The first one is the advertiser you'll barely hear from after launching the campaign. Apart from the occasional "Could you please send us a new invoice?" they simply let the campaign do its job. These are the people who are confident in their product, understand numbers, statistics, and optimization, and have created so many accounts and launched so many campaigns over the years that there's no need to explain how traffic works. They already know.
Hold on to these advertisers. They're worth their weight in gold.
The second subtype also starts with a large deposit.
At first, you're excited. Then the questions begin.
You'll wake up to them, fall asleep answering them, and eventually start seeing them in your dreams. On Wednesday, you'll be repeating exactly what you explained on Monday. Before that, on Friday. And before that, last Thursday.
You'll end up verbally justifying every single cent spent and every popunder impression delivered.
2. "Let's start small and see."
Honestly, there probably won't be much to see.
These are usually advertisers who arrive with the smallest possible deposit and the biggest possible ambitions when it comes to GEOs and bids. More often than not, they don't fully understand how traffic testing actually works.
Of course, we have minimum bids in our system, and they exist exactly for situations like these. But a minimum bid doesn't magically make a campaign test meaningful. If the budget simply isn't there, it isn't there.
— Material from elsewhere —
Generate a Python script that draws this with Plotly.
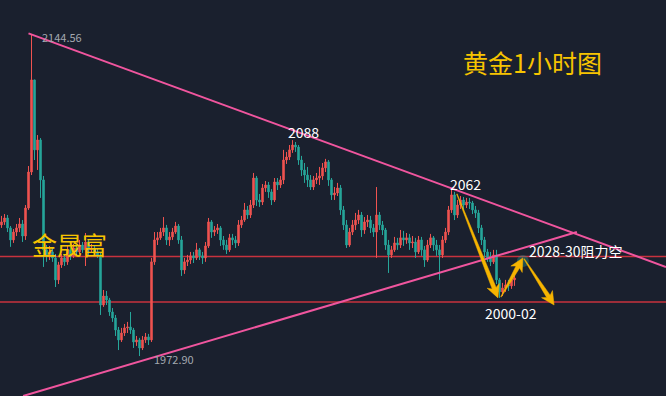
import math
import plotly.graph_objects as go

# ---------------- data (hourly gold candles) ----------------
first_open = 2042.8
close = [2044.4, 2046.5, 2041.2, 2034.8, 2039.0, 2041.2, 2043.3, 2036.9, 2051.8, 2071.0,
         2120.1, 2082.8, 2088.1, 2066.8, 2029.5, 2026.8, 2028.4, 2025.2, 2013.5, 2021.5,
         2025.2, 2023.1, 2029.5, 2026.3, 2030.5, 2028.4, 2032.1, 2029.5, 2033.7, 2029.5,
         2030.5, 2028.4, 2026.8, 2000.1, 2004.9, 2002.8, 1996.4, 1993.2, 1986.8, 1981.5,
         1985.2, 1987.9, 1988.4, 1986.8, 1980.4, 1981.5, 1977.2, 1981.5, 1983.1, 1981.5,
         2023.1, 2034.8, 2035.9, 2039.0, 2041.2, 2034.8, 2036.4, 2039.0, 2042.2, 2034.8,
         2018.8, 2023.1, 2024.1, 2026.3, 2025.2, 2029.5, 2026.3, 2025.2, 2031.6, 2044.4,
         2039.0, 2040.1, 2041.2, 2034.8, 2032.1, 2029.5, 2035.9, 2034.8, 2033.2, 2042.8,
         2045.4, 2050.8, 2048.1, 2053.4, 2067.8, 2056.1, 2055.0, 2062.5, 2064.1, 2060.4,
         2056.1, 2065.7, 2064.1, 2066.8, 2077.4, 2079.0, 2082.8, 2085.4, 2084.3, 2077.4,
         2072.1, 2069.4, 2066.8, 2063.0, 2066.8, 2067.8, 2068.9, 2073.2, 2076.4, 2066.8,
         2058.8, 2059.8, 2062.5, 2050.8, 2042.8, 2032.1, 2039.0, 2042.8, 2045.4, 2048.1,
         2040.1, 2044.4, 2045.4, 2041.2, 2039.0, 2048.1, 2042.8, 2040.1, 2032.1, 2026.8,
         2029.5, 2033.2, 2032.1, 2035.9, 2034.8, 2035.9, 2033.2, 2033.7, 2028.4, 2034.8,
         2029.5, 2024.1, 2032.1, 2035.9, 2032.1, 2029.5, 2026.8, 2034.8, 2039.0, 2050.8,
         2058.8, 2048.1, 2053.4, 2056.1, 2053.4, 2055.0, 2054.5, 2050.8, 2049.2, 2041.2,
         2034.8, 2028.4, 2025.2, 2023.1, 2026.8, 2013.5, 2007.1, 2009.2, 2010.8, 2010.3,
         2013.5, 2014.5]
high = [2047.6, 2048.6, 2048.1, 2042.2, 2040.6, 2043.3, 2046.5, 2045.4, 2053.4, 2074.2,
        2144.56, 2120.1, 2090.7, 2089.1, 2068.9, 2032.1, 2031.6, 2030.5, 2027.3, 2023.1,
        2027.3, 2026.8, 2031.6, 2031.1, 2032.7, 2032.1, 2034.8, 2033.7, 2038.5, 2034.8,
        2032.7, 2031.6, 2030.5, 2028.4, 2008.1, 2007.6, 2003.9, 1998.5, 1994.8, 1988.4,
        1987.9, 1990.0, 1991.1, 1996.4, 1987.9, 1983.6, 1982.6, 1983.6, 1985.2, 1984.7,
        2025.2, 2039.0, 2039.0, 2041.2, 2047.0, 2042.8, 2039.0, 2041.2, 2044.4, 2043.3,
        2036.9, 2025.2, 2026.8, 2028.4, 2028.4, 2033.2, 2030.5, 2028.4, 2033.7, 2046.5,
        2045.4, 2042.2, 2043.3, 2042.2, 2036.9, 2034.8, 2038.0, 2038.0, 2036.9, 2045.4,
        2047.6, 2054.5, 2052.9, 2056.1, 2070.5, 2068.9, 2059.3, 2064.6, 2066.2, 2065.7,
        2061.9, 2067.8, 2067.8, 2068.9, 2082.8, 2081.7, 2085.4, 2088.0, 2087.0, 2085.4,
        2079.6, 2075.8, 2073.7, 2069.4, 2068.9, 2070.5, 2073.7, 2075.8, 2078.0, 2077.4,
        2067.8, 2063.0, 2065.2, 2064.1, 2052.9, 2045.4, 2041.2, 2045.4, 2049.2, 2050.8,
        2049.7, 2047.0, 2048.1, 2047.6, 2043.3, 2063.0, 2049.7, 2044.9, 2041.2, 2034.8,
        2031.6, 2036.4, 2035.9, 2040.1, 2039.6, 2038.5, 2038.0, 2036.9, 2035.9, 2036.9,
        2036.4, 2031.6, 2034.8, 2038.0, 2036.9, 2034.8, 2032.1, 2036.9, 2041.2, 2052.9,
        2062.0, 2060.4, 2056.1, 2058.2, 2057.7, 2057.2, 2057.2, 2055.6, 2052.9, 2050.8,
        2042.8, 2036.4, 2030.0, 2028.4, 2029.5, 2029.5, 2014.5, 2011.9, 2013.5, 2013.5,
        2015.6, 2017.2]
low = [2041.2, 2042.8, 2039.0, 2031.1, 2033.2, 2036.9, 2039.0, 2033.7, 2034.8, 2050.8,
       2069.4, 2077.4, 2072.1, 2057.2, 2020.4, 2023.1, 2024.1, 2023.1, 2009.7, 2011.3,
       2019.9, 2020.9, 2021.5, 2024.1, 2025.2, 2026.3, 2027.3, 2027.9, 2020.9, 2026.8,
       2027.9, 2026.3, 2025.2, 1994.8, 1999.1, 2000.1, 1994.3, 1991.1, 1983.6, 1976.1,
       1980.4, 1983.6, 1985.2, 1984.7, 1977.2, 1978.3, 1972.9, 1976.1, 1979.9, 1978.8,
       1980.4, 2021.5, 2032.1, 2034.8, 2036.9, 2032.1, 2031.6, 2034.8, 2038.0, 2032.7,
       2015.6, 2016.7, 2020.9, 2022.0, 2022.5, 2024.1, 2024.1, 2022.0, 2023.1, 2030.5,
       2035.9, 2036.9, 2038.0, 2031.6, 2029.5, 2027.3, 2028.4, 2032.1, 2030.5, 2031.6,
       2041.2, 2044.4, 2046.0, 2046.5, 2051.8, 2052.9, 2052.4, 2053.4, 2060.4, 2057.2,
       2053.4, 2055.0, 2061.4, 2062.5, 2064.6, 2075.3, 2077.4, 2081.2, 2081.7, 2074.8,
       2068.9, 2065.2, 2063.0, 2061.4, 2061.4, 2064.6, 2064.1, 2066.8, 2071.0, 2063.6,
       2056.1, 2056.1, 2058.2, 2048.1, 2040.1, 2030.5, 2031.1, 2037.4, 2040.1, 2043.3,
       2036.4, 2038.0, 2041.7, 2038.5, 2036.4, 2025.2, 2040.1, 2037.4, 2029.5, 2017.2,
       2025.2, 2028.4, 2029.5, 2030.5, 2031.6, 2032.7, 2029.5, 2030.5, 2025.2, 2027.3,
       2026.3, 2020.4, 2023.1, 2030.5, 2028.9, 2026.3, 2013.5, 2025.2, 2033.2, 2037.4,
       2049.2, 2045.4, 2046.5, 2051.3, 2050.8, 2051.8, 2051.3, 2048.6, 2046.5, 2038.5,
       2032.1, 2025.2, 2023.1, 2020.9, 2022.0, 2011.3, 2003.9, 2004.9, 2007.1, 2007.6,
       2008.7, 2010.3]
open_ = [first_open] + close[:-1]
bars = list(range(len(close)))

# levels, trend lines (bar index, price) and arrows (tail, head)
resistance_level = 2025.9
support_level = 2001.7
upper_trend = [(9.0, 2144.9), (221.5, 2020.4)]
lower_trend = [(7.2, 1951.6), (191.8, 2039.0)]
arrows = [((151.8, 2059.3), (165.5, 2003.9)),
          ((166.5, 2004.4), (173.8, 2025.2)),
          ((174.2, 2024.7), (184.2, 2000.1))]

BG = "#1a202e"
RED = "#ef5350"
TEAL = "#26a69a"
GOLD = "#f7c400"
ARROW = "#f6b400"
PINK = "#f0559e"
LEVEL = "#c8323e"
CJK = "Noto Sans CJK SC"

W, H = 666, 396
XR = (-0.5, 221.5)
YR = (1951.6, 2162.7)

def to_px(x, y):
    return ((x - XR[0]) / (XR[1] - XR[0]) * W, (YR[1] - y) / (YR[1] - YR[0]) * H)

def to_data(px, py):
    return (XR[0] + px / W * (XR[1] - XR[0]), YR[1] - py / H * (YR[1] - YR[0]))

fig = go.Figure()
fig.add_trace(go.Candlestick(
    x=bars, open=open_, high=high, low=low, close=close,
    increasing=dict(line=dict(color=RED, width=1), fillcolor=RED),
    decreasing=dict(line=dict(color=TEAL, width=1), fillcolor=TEAL),
    whiskerwidth=0, showlegend=False, hoverinfo="skip"))

# horizontal levels
for lv in (resistance_level, support_level):
    fig.add_shape(type="line", xref="paper", x0=0, x1=1, y0=lv, y1=lv,
                  line=dict(color=LEVEL, width=1.5), layer="below")

# trend lines
for (x0, y0), (x1, y1) in (upper_trend, lower_trend):
    fig.add_shape(type="line", x0=x0, y0=y0, x1=x1, y1=y1,
                  line=dict(color=PINK, width=2))

# glow at the rebound point
fig.add_trace(go.Scatter(x=[173.8], y=[2023.6], mode="markers",
                         marker=dict(size=12, color="rgba(38,166,154,0.35)", line=dict(width=0)),
                         showlegend=False, hoverinfo="skip"))

# tapered arrows drawn as filled paths
HEAD_L, HEAD_W, SHAFT_W, TAIL_W = 13.0, 6.5, 4.2, 0.6
for (tx, ty), (hx, hy) in arrows:
    t = to_px(tx, ty)
    h = to_px(hx, hy)
    dx, dy = h[0] - t[0], h[1] - t[1]
    ln = math.hypot(dx, dy)
    ux, uy = dx / ln, dy / ln
    nx, ny = -uy, ux
    b = (h[0] - ux * HEAD_L, h[1] - uy * HEAD_L)
    notch = (h[0] - ux * HEAD_L * 0.8, h[1] - uy * HEAD_L * 0.8)
    pts = [
        (t[0] + nx * TAIL_W / 2, t[1] + ny * TAIL_W / 2),
        (notch[0] + nx * SHAFT_W / 2, notch[1] + ny * SHAFT_W / 2),
        (b[0] + nx * HEAD_W, b[1] + ny * HEAD_W),
        h,
        (b[0] - nx * HEAD_W, b[1] - ny * HEAD_W),
        (notch[0] - nx * SHAFT_W / 2, notch[1] - ny * SHAFT_W / 2),
        (t[0] - nx * TAIL_W / 2, t[1] - ny * TAIL_W / 2),
    ]
    dpts = [to_data(*p) for p in pts]
    path = "M " + " L ".join(f"{x:.4f},{y:.4f}" for x, y in dpts) + " Z"
    fig.add_shape(type="path", path=path, fillcolor=ARROW,
                  line=dict(color=ARROW, width=0.5))

def label(x, y, text, size, color, anchor="center", font=CJK):
    fig.add_annotation(x=x, y=y, xref="x", yref="y", text=text, showarrow=False,
                       xanchor=anchor, yanchor="middle",
                       font=dict(family=font, size=size, color=color))

label(12.8, 2143.0, "2144.56", 11, "#a3a8b0", "left")
label(50.3, 1971.3, "1972.90", 11, "#a3a8b0", "left")
label(100.5, 2092.3, "2088", 14, "#ffffff")
label(154.5, 2064.6, "2062", 14, "#ffffff")
label(175.0, 2028.9, "2028-30阻力空", 14, "#ffffff", "left")
label(169.8, 1995.9, "2000-02", 14, "#ffffff")
label(177.0, 2129.6, "黄金1小时图", 25, GOLD)
label(22.8, 2032.6, "金晟富", 25, GOLD)

fig.update_layout(
    width=W, height=H, margin=dict(l=0, r=0, t=0, b=0),
    paper_bgcolor=BG, plot_bgcolor=BG,
    xaxis=dict(range=list(XR), visible=False, rangeslider=dict(visible=False),
               showgrid=False, zeroline=False, fixedrange=True),
    yaxis=dict(range=list(YR), visible=False, showgrid=False,
               zeroline=False, fixedrange=True),
    hovermode=False,
)

fig.write_html("out.html", config={"displayModeBar": False},
               post_script="document.body.style.margin='0';document.body.style.padding='0';"
                           "document.body.style.background='" + BG + "';")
And if the same approach is repeated over and over again, chances are the budget won't suddenly become bigger in the future either, at least not without changing the strategy.
Traffic needs data. Data needs volume. And volume requires a budget that's actually large enough to produce meaningful results. Otherwise, there simply won't be enough information to optimize anything.
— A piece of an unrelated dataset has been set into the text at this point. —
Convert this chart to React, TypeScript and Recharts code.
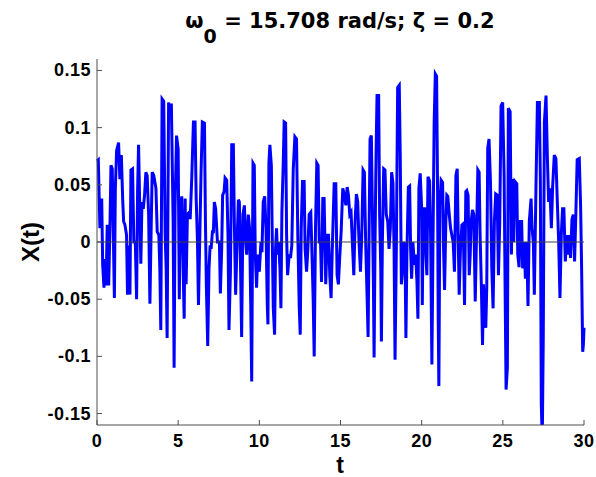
import React from "react";
import { LineChart, Line, XAxis, YAxis, ReferenceLine } from "recharts";

// response, in 5 s pieces (t in s, X(t))
const t1 = [0, 0.08, 0.18, 0.29, 0.35, 0.43, 0.49, 0.56, 0.63, 0.72, 0.8, 0.86, 0.94, 1.0, 1.07, 1.13, 1.21, 1.33, 1.41, 1.5, 1.58, 1.64, 1.72, 1.82, 1.88, 1.97, 2.03, 2.09, 2.19, 2.27, 2.36, 2.44, 2.5, 2.56, 2.64, 2.7, 2.77, 2.85, 2.93, 3.01, 3.09, 3.18, 3.26, 3.34, 3.4, 3.5, 3.63, 3.71, 3.81, 3.87, 3.93, 4.01, 4.11, 4.2, 4.26, 4.32, 4.41, 4.5, 4.58, 4.69, 4.75, 4.81, 4.9, 5.0];
const x1 = [0.071, 0.072, 0.012, 0.038, -0.02, -0.04, -0.015, -0.038, 0.015, -0.038, 0.015, 0.067, 0.064, 0.012, -0.049, 0.047, 0.08, 0.087, 0.055, 0.076, 0.038, 0.018, 0.015, 0.006, -0.046, -0.003, -0.046, 0.063, 0.064, 0.0, 0.0, -0.05, 0.044, 0.085, 0.026, -0.019, 0.035, 0.029, 0.041, 0.061, 0.058, 0.024, -0.054, 0.015, 0.061, 0.058, 0.047, 0.009, 0.006, -0.023, -0.077, 0.125, 0.123, 0.006, -0.023, -0.084, 0.122, 0.11, 0.121, 0.018, -0.11, 0.032, 0.093, 0.081];

const t2 = [5.07, 5.12, 5.22, 5.31, 5.37, 5.43, 5.49, 5.57, 5.68, 5.74, 5.84, 5.94, 6.04, 6.11, 6.19, 6.25, 6.41, 6.49, 6.62, 6.68, 6.74, 6.82, 6.9, 6.97, 7.03, 7.11, 7.17, 7.23, 7.31, 7.42, 7.54, 7.6, 7.68, 7.74, 7.83, 7.89, 7.99, 8.07, 8.13, 8.22, 8.3, 8.4, 8.46, 8.54, 8.63, 8.71, 8.77, 8.83, 8.91, 8.99, 9.08, 9.16, 9.22, 9.32, 9.4, 9.47, 9.53, 9.61, 9.69];
const x2 = [-0.05, 0.018, 0.04, -0.026, -0.067, 0.038, -0.037, 0.024, 0.026, 0.02, 0.057, 0.105, 0.105, 0.038, 0.0, -0.055, 0.061, 0.105, 0.104, 0.018, -0.04, -0.091, -0.023, -0.003, -0.006, 0.009, 0.009, 0.035, 0.029, 0.0, 0.0, -0.045, -0.006, 0.041, 0.044, 0.056, 0.054, 0.006, -0.077, -0.026, 0.085, 0.085, 0.018, -0.046, 0.0, 0.037, 0.035, -0.011, -0.083, 0.024, 0.032, 0.0, -0.011, 0.024, 0.012, -0.055, -0.122, 0.069, 0.067];

const t3 = [9.75, 9.83, 9.9, 10.0, 10.1, 10.16, 10.24, 10.33, 10.41, 10.49, 10.53, 10.59, 10.65, 10.74, 10.8, 10.86, 10.94, 11.0, 11.06, 11.12, 11.19, 11.27, 11.33, 11.39, 11.47, 11.53, 11.62, 11.68, 11.74, 11.84, 11.92, 12.0, 12.09, 12.19, 12.29, 12.37, 12.46, 12.52, 12.58, 12.66, 12.76, 12.82, 12.91, 12.99, 13.07, 13.17, 13.23, 13.32, 13.38, 13.46, 13.54, 13.62, 13.69, 13.77, 13.83, 13.91, 13.99, 14.09, 14.18, 14.26, 14.34, 14.42, 14.5, 14.61, 14.71, 14.79, 14.87, 14.96, 15.04, 15.14];
const x3 = [-0.011, -0.04, -0.011, -0.026, 0.0, -0.009, 0.035, 0.04, 0.012, -0.055, -0.072, 0.069, 0.085, 0.067, 0.0, -0.058, -0.081, -0.006, 0.012, -0.011, 0.0, -0.023, -0.058, 0.026, 0.067, 0.105, 0.104, 0.006, -0.029, -0.011, -0.014, -0.003, 0.064, 0.092, 0.09, 0.006, -0.058, -0.081, 0.012, 0.053, 0.053, -0.006, -0.026, -0.006, 0.024, 0.026, -0.003, -0.052, -0.1, 0.012, 0.069, 0.067, 0.0, 0.0, -0.035, 0.038, 0.038, -0.037, 0.006, 0.006, -0.029, -0.049, -0.003, 0.051, 0.051, -0.029, -0.037, -0.011, 0.009, 0.047];

const t4 = [15.24, 15.33, 15.41, 15.49, 15.57, 15.65, 15.73, 15.82, 15.9, 15.98, 16.06, 16.14, 16.23, 16.31, 16.39, 16.47, 16.55, 16.64, 16.7, 16.76, 16.82, 16.9, 16.96, 17.03, 17.07, 17.13, 17.19, 17.25, 17.35, 17.41, 17.48, 17.52, 17.58, 17.66, 17.74, 17.82, 17.91, 17.99, 18.07, 18.15, 18.23, 18.3, 18.36, 18.44, 18.52, 18.62, 18.68, 18.75, 18.83, 18.89, 18.97, 19.03, 19.09, 19.18, 19.26, 19.32, 19.38, 19.46, 19.55, 19.63, 19.71];
const x4 = [0.041, 0.032, 0.048, 0.041, 0.024, 0.026, 0.0, -0.029, 0.018, 0.042, 0.035, 0.0, -0.026, 0.006, 0.063, 0.061, 0.0, -0.049, -0.083, 0.006, 0.09, 0.093, 0.032, -0.04, -0.101, 0.003, 0.076, 0.128, 0.128, 0.024, -0.023, -0.087, 0.0, 0.064, 0.063, 0.024, 0.018, -0.006, 0.012, 0.061, 0.052, -0.006, -0.103, -0.006, 0.135, 0.137, 0.076, -0.037, -0.023, 0.0, -0.003, -0.084, -0.011, 0.048, 0.049, -0.006, -0.032, 0.0, -0.02, -0.011, -0.035];

const t5 = [19.77, 19.83, 19.91, 20.0, 20.04, 20.1, 20.18, 20.26, 20.32, 20.39, 20.49, 20.55, 20.63, 20.71, 20.77, 20.84, 20.92, 20.98, 21.02, 21.06, 21.12, 21.2, 21.29, 21.35, 21.41, 21.49, 21.55, 21.61, 21.7, 21.78, 21.86, 21.94, 22.02, 22.11, 22.19, 22.25, 22.31, 22.39, 22.48, 22.56, 22.64, 22.72, 22.78, 22.86, 22.93, 22.99, 23.05, 23.13, 23.21, 23.3, 23.38, 23.46, 23.54, 23.6, 23.68, 23.75, 23.81, 23.89, 23.95, 24.01, 24.07, 24.15, 24.24, 24.32, 24.4, 24.48, 24.56, 24.65, 24.73, 24.81, 24.89, 24.99, 25.08, 25.14, 25.2];
const x5 = [-0.067, 0.047, 0.06, 0.029, -0.055, 0.029, 0.029, -0.011, -0.029, 0.057, 0.053, 0.006, -0.107, 0.018, 0.105, 0.147, 0.145, 0.044, -0.067, -0.126, 0.032, 0.054, 0.052, -0.006, -0.042, 0.018, 0.041, 0.04, 0.024, 0.012, 0.006, 0.0, -0.026, 0.058, 0.064, 0.006, -0.046, -0.006, 0.015, 0.016, -0.055, 0.044, 0.045, 0.041, -0.029, -0.011, 0.018, 0.028, 0.024, -0.052, 0.006, 0.063, 0.061, 0.006, -0.04, -0.09, -0.037, -0.067, -0.075, -0.04, 0.082, 0.09, 0.052, -0.023, -0.058, 0.018, 0.042, 0.041, -0.029, 0.018, 0.119, 0.122, 0.058, -0.04, -0.129];

const t6 = [25.28, 25.34, 25.45, 25.53, 25.59, 25.67, 25.75, 25.86, 25.92, 26.0, 26.08, 26.16, 26.22, 26.31, 26.39, 26.47, 26.55, 26.63, 26.74, 26.8, 26.88, 26.94, 27.04, 27.13, 27.25, 27.31, 27.37, 27.43, 27.49, 27.56, 27.66, 27.74, 27.82, 27.9, 27.99, 28.07, 28.17, 28.27, 28.35, 28.44, 28.52, 28.6, 28.68, 28.76, 28.85, 28.93, 28.99, 29.09, 29.17, 29.26, 29.34, 29.42, 29.5, 29.58, 29.71, 29.79, 29.85, 29.92, 29.96, 30.0];
const x6 = [-0.11, 0.117, 0.114, -0.011, 0.055, 0.0, 0.053, 0.051, -0.011, -0.022, 0.018, 0.018, -0.023, 0.0, -0.032, 0.0, -0.056, 0.018, 0.038, 0.012, 0.0, -0.046, 0.047, 0.122, 0.122, 0.055, -0.142, -0.175, -0.084, 0.105, 0.128, 0.076, 0.035, 0.047, 0.012, 0.049, 0.076, 0.073, 0.038, 0.0, -0.049, 0.006, 0.029, 0.029, -0.017, 0.006, -0.011, 0.006, -0.014, 0.02, 0.024, -0.017, 0.026, 0.072, 0.073, 0.032, -0.02, -0.096, -0.09, -0.075];

const xTicks = [0, 5, 10, 15, 20, 25, 30];
const yTicks = [-0.15, -0.1, -0.05, 0, 0.05, 0.1, 0.15];

const pieces: [number[], number[]][] = [
  [t1, x1],
  [t2, x2],
  [t3, x3],
  [t4, x4],
  [t5, x5],
  [t6, x6],
];
const data = pieces.flatMap(([ts, xs]) => ts.map((t, i) => ({ t, x: xs[i] })));

const FONT = "'Liberation Sans', Arial, Helvetica, sans-serif";
const TITLE_FONT = "'DejaVu Sans', 'Liberation Sans', Arial, sans-serif";
const AXIS = "#4d4d4d";

const YTick = (props: any) => {
  const { x, y, payload } = props;
  return (
    <g>
      <line x1={x} x2={x + 5} y1={y} y2={y} stroke={AXIS} />
      <text x={x - 6} y={y + 6} textAnchor="end" fontFamily={FONT} fontWeight="bold" fontSize={18} letterSpacing={0.5} fill="#000">
        {payload.value}
      </text>
    </g>
  );
};

const XTick = (props: any) => {
  const { x, y, payload } = props;
  return (
    <g>
      <line x1={x} x2={x} y1={y} y2={y - 5} stroke={AXIS} />
      <text x={x} y={y + 22} textAnchor="middle" fontFamily={FONT} fontWeight="bold" fontSize={18} letterSpacing={0.5} fill="#000">
        {payload.value}
      </text>
    </g>
  );
};

export default function App() {
  return (
    <div style={{ position: "relative", width: 596, height: 477, background: "#fff" }}>
      <style>{"body{margin:0}"}</style>
      <LineChart width={596} height={477} data={data} margin={{ top: 59, right: 12, bottom: 22, left: 0 }}>
        <XAxis
          dataKey="t"
          type="number"
          domain={[0, 30]}
          ticks={xTicks}
          interval={0}
          height={30}
          tickSize={0}
          tickMargin={0}
          tickLine={false}
          axisLine={{ stroke: AXIS }}
          tick={XTick}
        />
        <YAxis
          type="number"
          domain={[-0.16, 0.16]}
          allowDataOverflow
          ticks={yTicks}
          interval={0}
          width={97}
          tickSize={0}
          tickMargin={0}
          tickLine={false}
          axisLine={{ stroke: AXIS }}
          tick={YTick}
        />
        <Line
          type="linear"
          dataKey="x"
          stroke="#0000ff"
          strokeWidth={3}
          dot={false}
          isAnimationActive={false}
        />
        <ReferenceLine y={0} stroke="#404040" strokeWidth={1} />
      </LineChart>
      <svg width={596} height={477} style={{ position: "absolute", left: 0, top: 0, pointerEvents: "none" }}>
        <text x={340} y={28} textAnchor="middle" fontFamily={TITLE_FONT} fontWeight="bold" fontSize={21} fill="#000">
          <tspan>ω</tspan>
          <tspan fontSize={19} dy={15}>0</tspan>
          <tspan dy={-15}> = 15.708 rad/s; ζ = 0.2</tspan>
        </text>
        <text transform="translate(39,242) rotate(-90)" textAnchor="middle" fontFamily={FONT} fontWeight="bold" fontSize={24} fill="#000">
          X(t)
        </text>
        <text x={340} y={473} textAnchor="middle" fontFamily={FONT} fontWeight="bold" fontSize={23} fill="#000">
          t
        </text>
      </svg>
    </div>
  );
}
3."I trust you to guide me."
These are the advertisers you'll genuinely enjoy working with.
They ask thoughtful questions, listen carefully to the answers, and truly appreciate the experience behind every recommendation. Over time, the relationship with their account manager becomes less transactional and far more collaborative.
They're also the type of partners from whom you expect the least amount of surprises. You're far less likely to worry about an offer suddenly being switched, traffic being redirected somewhere else, or discovering some creative form of fraud halfway through the campaign.
These are the people you're actually happy to meet at conferences. The ones you'll gladly grab a coffee with, or even jump on a quick call when they're looking for advice.
And more often than not, these partnerships turn into genuine win-win relationships. Because business rarely grows on deposits alone - grows on trust. When both sides trust each other's expertise, communicate openly, and work toward the same goal, better results usually follow for everyone involved.
4."I'll be overthinking every dollar spent."
Besides asking even more questions than the advertiser from the previous category, these partners have another unique talent: they'll constantly change things on their own.
And they'll do it so quickly that you won't even have time to check what happened before you're already dealing with another complaint.
You won't even notice that they paused the campaign overnight. Then they changed the bids. Then they adjusted the targeting. Then they enabled the settings you specifically advised them not to touch.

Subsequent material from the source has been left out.